In order to attain the beneficial effects of meditation – such as calming the mind and achieving a deep sense of peace and relaxation – it is essential to learn to breathe properly during meditation. Without the right technique to deepen the breath while focusing the mind, it is difficult to achieve the concentration and elimination of external distractions that successful meditation depends on.
But how do you know if you are breathing correctly during meditation? Take this quiz to find out:
1) Do you set aside a specific time to meditate?
Trying to squeeze meditation in the middle of a busy, non-stop schedule will only cause you to rush things and definitely will not enable you to breathe properly in that deep, rhythmic way necessary. Even if you want to, the fact that you know you have to get on with other things means that you will be subconsciously trying to “hurry yourself up” and rushing your breathing. Trying to do deep, rhythmic breathing too quickly can even cause you to hyperventilate!
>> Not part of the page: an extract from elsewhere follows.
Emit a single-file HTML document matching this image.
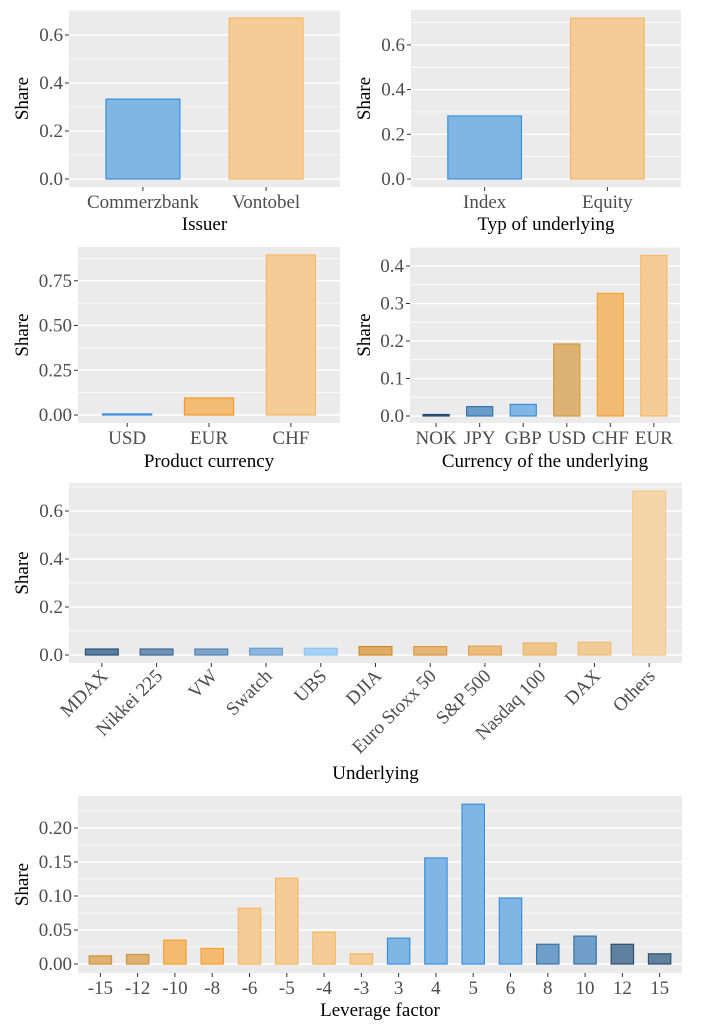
<!DOCTYPE html>
<html><head><meta charset="utf-8">
<style>
html,body{margin:0;padding:0;background:#fff;}
svg{display:block;}
svg text{font-family:"Liberation Serif","DejaVu Serif",serif;}
</style></head>
<body>
<svg id="chart" width="713" height="1024" viewBox="0 0 713 1024" xmlns="http://www.w3.org/2000/svg"></svg>
<script>
// ---- data arrays ----
const issuerCats = ["Commerzbank","Vontobel"];
const issuerVals = [0.333, 0.671];
const typCats = ["Index","Equity"];
const typVals = [0.282, 0.72];
const prodCurCats = ["USD","EUR","CHF"];
const prodCurVals = [0.006, 0.095, 0.894];
const undCurCats = ["NOK","JPY","GBP","USD","CHF","EUR"];
const undCurVals = [0.004, 0.025, 0.031, 0.192, 0.327, 0.428];
const underlyingCats = ["MDAX","Nikkei 225","VW","Swatch","UBS","DJIA","Euro Stoxx 50","S&P 500","Nasdaq 100","DAX","Others"];
const underlyingVals = [0.025, 0.025, 0.025, 0.028, 0.028, 0.035, 0.035, 0.037, 0.05, 0.053, 0.683];
const leverageCats = ["-15","-12","-10","-8","-6","-5","-4","-3","3","4","5","6","8","10","12","15"];
const leverageVals = [0.012, 0.014, 0.035, 0.023, 0.082, 0.126, 0.047, 0.015, 0.038, 0.156, 0.235, 0.097, 0.029, 0.041, 0.029, 0.015];
const ticks1 = [0, 0.2, 0.4, 0.6];
const ticks2 = [0, 0.2, 0.4, 0.6];
const ticks3 = [0, 0.25, 0.5, 0.75];
const ticks4 = [0, 0.1, 0.2, 0.3, 0.4];
const ticks5 = [0, 0.2, 0.4, 0.6];
const ticks6 = [0, 0.05, 0.1, 0.15, 0.2];

const BL = ["#7fb6e4","#3d90dc"], OR = ["#f4cd96","#f7b866"];
const FONT = '"Liberation Serif", "DejaVu Serif", serif';
const svg = document.getElementById('chart');
const NS = "http://www.w3.org/2000/svg";
function mk(tag, attrs, parent){ const e=document.createElementNS(NS,tag); for(const k in attrs) e.setAttribute(k,attrs[k]); (parent||svg).appendChild(e); return e; }

function panel(o){
  const g = mk('g',{});
  
  
  const {x0,x1,y0,y1,yZero,yPerUnit} = o;
  const ys = v => yZero - v*yPerUnit;
  const bg = mk('rect',{x:x0,y:y0,width:x1-x0,height:y1-y0,fill:'#ebebeb'},g);
  
  
  const step0 = o.ticks[1]-o.ticks[0];
  for(let i=-1;i<o.ticks.length;i++){
    const mv = (i<0? 0 : o.ticks[i]) + (i<0? -step0/2 : step0/2);
    const my = ys(mv);
    if(my>y0 && my<y1) mk('line',{x1:x0,x2:x1,y1:my,y2:my,stroke:'#fff','stroke-width':0.7},g);
  }
  o.ticks.forEach(t=>{
    const y=ys(t);
    mk('line',{x1:x0,x2:x1,y1:y,y2:y,stroke:'#fff','stroke-width':1.4},g);
    mk('line',{x1:x0-4,x2:x0,y1:y,y2:y,stroke:'#333','stroke-width':1},g);
    const tl = mk('text',{x:x0-6,y:y+6,'text-anchor':'end','font-size':19,fill:'#4d4d4d','font-family':FONT},g);
    tl.textContent = o.fmt(t);
    
    
  });
  const n=o.cats.length;
  const u=(x1-x0)/(n-1+1.2);
  const xc=i=>x0+(0.6+i)*u;
  o.cats.forEach((c,i)=>{
    const v=o.vals[i];
    const bw=0.6*u;
    const r = mk('rect',{x:xc(i)-bw/2,y:ys(v),width:bw,height:Math.max(v*yPerUnit,0.8),fill:o.colors[i][0],stroke:o.colors[i][1],'stroke-width':1.2},g);
    
    
    mk('line',{x1:xc(i),x2:xc(i),y1:y1,y2:y1+4,stroke:'#333','stroke-width':1},g);
    let t;
    if(o.rot){
      const ax=xc(i)+7, ay=y1+14;
      t = mk('text',{x:ax,y:ay,'text-anchor':'end','font-size':19,fill:'#4d4d4d','font-family':FONT,transform:`rotate(-45 ${ax} ${ay})`},g);
    } else {
      t = mk('text',{x:xc(i),y:y1+21,'text-anchor':'middle','font-size':19,fill:'#4d4d4d','font-family':FONT},g);
    }
    t.textContent=c;
    
    
  });
  const xt = mk('text',{x:(x0+x1)/2,y:o.xTitleY,'text-anchor':'middle','font-size':19,fill:'#000','font-family':FONT},g);
  xt.textContent=o.xTitle;
  
  
  const yc=(y0+y1)/2, yx=o.yTitleX;
  const yt = mk('text',{x:yx,y:yc,'text-anchor':'middle','font-size':19,fill:'#000','font-family':FONT,transform:`rotate(-90 ${yx} ${yc})`},g);
  yt.textContent='Share';
  
  
}
const f1=v=>v.toFixed(1), f2=v=>v.toFixed(2);

panel({name:'issuer-panel',x0:69,x1:340,y0:10,y1:187,yZero:179,yPerUnit:240,ticks:ticks1,fmt:f1,
  cats:issuerCats,vals:issuerVals,colors:[BL,OR],xTitle:'Issuer',xTitleY:230,yTitleX:28});
panel({name:'underlying-type-panel',x0:411,x1:681,y0:10,y1:187,yZero:179,yPerUnit:223.5,ticks:ticks2,fmt:f1,
  cats:typCats,vals:typVals,colors:[BL,OR],xTitle:'Typ of underlying',xTitleY:230,yTitleX:370});
panel({name:'product-currency-panel',x0:78,x1:340,y0:247,y1:423,yZero:415,yPerUnit:179,ticks:ticks3,fmt:f2,
  cats:prodCurCats,vals:prodCurVals,colors:[["#6aa8e0","#3d90dc"],["#f4bb74","#f39a2a"],OR],xTitle:'Product currency',xTitleY:467,yTitleX:28});
panel({name:'underlying-currency-panel',x0:410,x1:680,y0:247,y1:423,yZero:416,yPerUnit:375,ticks:ticks4,fmt:f1,
  cats:undCurCats,vals:undCurVals,colors:[["#2e5d8a","#244c73"],["#6a9cc8","#3775b0"],BL,["#deb273","#d59a3e"],["#f2bb72","#f4a43a"],OR],xTitle:'Currency of the underlying',xTitleY:467,yTitleX:370});
panel({name:'underlying-panel',x0:69,x1:682,y0:483,y1:663,yZero:655,yPerUnit:240,ticks:ticks5,fmt:f1,rot:true,
  cats:underlyingCats,vals:underlyingVals,
  colors:[["#5a7fa3","#2c4e72"],["#6f93b8","#3e6890"],["#7fa4c9","#5583b0"],["#8cb6de","#6aa0d2"],["#a6d2f6","#8ec6f5"],["#dfac63","#d08a2a"],["#e6b572","#da9a45"],["#ecbd7a","#e4a552"],["#efc589","#ebb46a"],["#f1cb94","#efbe7c"],["#f5d6a8","#f6c98c"]],
  xTitle:'Underlying',xTitleY:779,yTitleX:28});
const levColors = leverageCats.map(c=>{
  const v=parseInt(c);
  if(v<=-12) return ["#dfb070","#cf9540"];
  if(v<=-8) return ["#f4bb70","#f59f30"];
  if(v<0) return OR;
  if(v<=6) return BL;
  if(v<=10) return ["#6f9fc8","#3b74a8"];
  return ["#60809f","#2f4f6f"];
});
panel({name:'leverage-panel',x0:78,x1:682,y0:796,y1:973,yZero:964,yPerUnit:680,ticks:ticks6,fmt:f2,
  cats:leverageCats,vals:leverageVals,colors:levColors,xTitle:'Leverage factor',xTitleY:1016,yTitleX:28});
</script>
</body></html>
2) Do you settle into a comfortable posture before beginning?
It is impossible to breath properly and deeply if your body is contorted into awkward, uncomfortable or difficult positions. Meditation is usually performed in either a sitting or lying position but the important thing is that your spine remains straight and in line with your head. Small cushions can be used to help you achieve the right posture and comfort. Don’t be afraid to take time to adjust yourself until you find a comfortable posture – before attempting to start the breathing exercises.
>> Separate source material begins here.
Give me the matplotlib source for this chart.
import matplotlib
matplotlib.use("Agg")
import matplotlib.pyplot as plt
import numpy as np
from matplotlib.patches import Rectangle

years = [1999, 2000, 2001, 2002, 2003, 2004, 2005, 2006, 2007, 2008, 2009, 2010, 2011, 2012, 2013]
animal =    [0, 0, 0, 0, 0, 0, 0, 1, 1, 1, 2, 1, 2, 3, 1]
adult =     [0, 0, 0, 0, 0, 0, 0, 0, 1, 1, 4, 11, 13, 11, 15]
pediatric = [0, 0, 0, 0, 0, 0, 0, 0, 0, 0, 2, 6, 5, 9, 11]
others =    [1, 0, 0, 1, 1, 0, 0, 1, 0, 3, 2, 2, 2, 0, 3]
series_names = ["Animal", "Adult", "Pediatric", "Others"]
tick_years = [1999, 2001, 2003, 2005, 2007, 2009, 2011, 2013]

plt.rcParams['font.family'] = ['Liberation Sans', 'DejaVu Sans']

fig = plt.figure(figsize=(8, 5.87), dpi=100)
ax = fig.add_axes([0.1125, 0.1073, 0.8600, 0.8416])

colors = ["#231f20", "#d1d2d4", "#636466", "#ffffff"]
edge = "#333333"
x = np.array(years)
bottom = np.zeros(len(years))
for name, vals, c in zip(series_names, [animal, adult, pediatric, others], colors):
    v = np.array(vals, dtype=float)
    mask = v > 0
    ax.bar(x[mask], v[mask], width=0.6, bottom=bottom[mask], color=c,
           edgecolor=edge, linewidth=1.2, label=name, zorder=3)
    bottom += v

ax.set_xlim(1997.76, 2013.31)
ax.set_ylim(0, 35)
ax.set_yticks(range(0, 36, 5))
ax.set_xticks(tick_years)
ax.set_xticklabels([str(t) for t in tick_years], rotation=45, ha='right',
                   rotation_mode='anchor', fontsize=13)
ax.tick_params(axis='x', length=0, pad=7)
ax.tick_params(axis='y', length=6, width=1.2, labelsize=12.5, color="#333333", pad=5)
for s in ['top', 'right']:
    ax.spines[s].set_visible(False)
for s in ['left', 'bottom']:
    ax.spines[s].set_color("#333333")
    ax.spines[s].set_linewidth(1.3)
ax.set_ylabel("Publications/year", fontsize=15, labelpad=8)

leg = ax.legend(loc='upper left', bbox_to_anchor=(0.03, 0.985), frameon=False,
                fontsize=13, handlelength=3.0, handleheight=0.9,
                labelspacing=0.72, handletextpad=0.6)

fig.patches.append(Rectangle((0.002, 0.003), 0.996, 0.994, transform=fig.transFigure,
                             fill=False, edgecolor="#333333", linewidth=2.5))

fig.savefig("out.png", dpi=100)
3) Do you wear loose, comfortable clothing when you are meditating?
While you may not think this applies directly to breathing, wearing tight, restrictive clothing can make it difficult for your body to relax and move freely, and thus affect your ability to take the deep, rhythmic breaths necessary for successful meditation.
4) Do you choose and maintain a consistent breathing pattern?
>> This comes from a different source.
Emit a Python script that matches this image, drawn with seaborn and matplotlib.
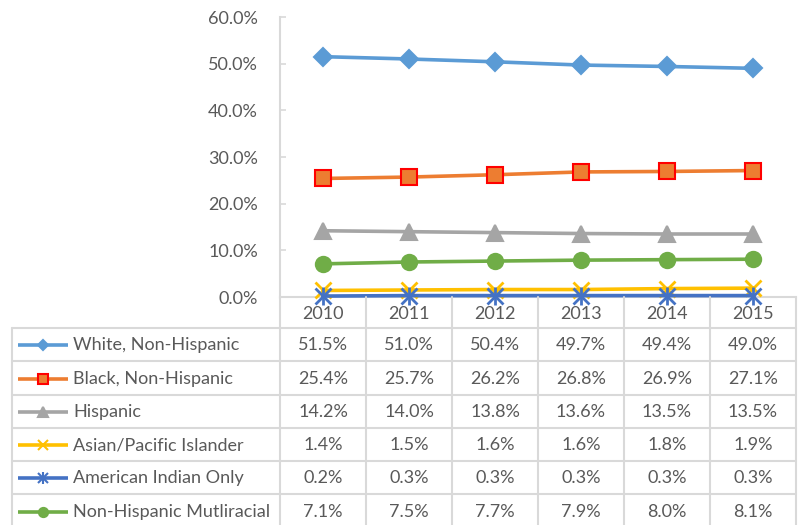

There are different ways of breathing – some people recommend inhaling and exhaling through your nose, others inhaling and exhaling through your mouth – or perhaps, most commonly, inhaling through your nose and exhaling through your mouth. It doesn’t actually matter which pattern you choose, as long as you choose one and stick to it with every breath, in order to achieve a consistent rhythm.
5) Are you breathing in a steady rhythm?
This is something that beginners sometimes find difficult – there is often a tendency to rush the breathing but it is important that you breathe in a steady, slow rhythm. Make an effort to regulate your breathing – count in your head if you have to – and breathe at consistent intervals so that you establish a rhythm. Try to keep the breaths smooth and flowing, not short and jerky. Focus on the sensation of the breath as it enters and leaves your nostrils or your mouth. Don’t despair if you struggle at first – persevere. You will find that with practice, your breathing rhythm will come naturally and become second nature.
6) Do you have a special “breathing” word?
For many people who find it difficult to establish a rhythm, gently chanting a word under their breath can help to regulate their breathing. For example, many meditation practitioners recommend using the words “so hum” – where you say “so” as you inhale and “hum” as you exhale.
7) Is your breathing originating in your abdomen?
Although you are inhaling through your nose, your breathing should really begin in the diaphragm, so you should really be conscious of expanding your rib cage with each breath and feel how it rises and falls through out your breath. Focusing on the movement of your rib cage can also help to stop any wandering thoughts.
8) Are you practising every day?
Especially if you are a beginner, it is important that you take time out every day to practise your meditation breathing. This does not have to be long – just 5 – 10 minutes is more than sufficient. Many people think that breathing should be easy because it is such a part of our normal body functions but in fact, learning the sort of steady, slow, rhythmic breathing required for meditation can take a while and is only achieved with regular practice.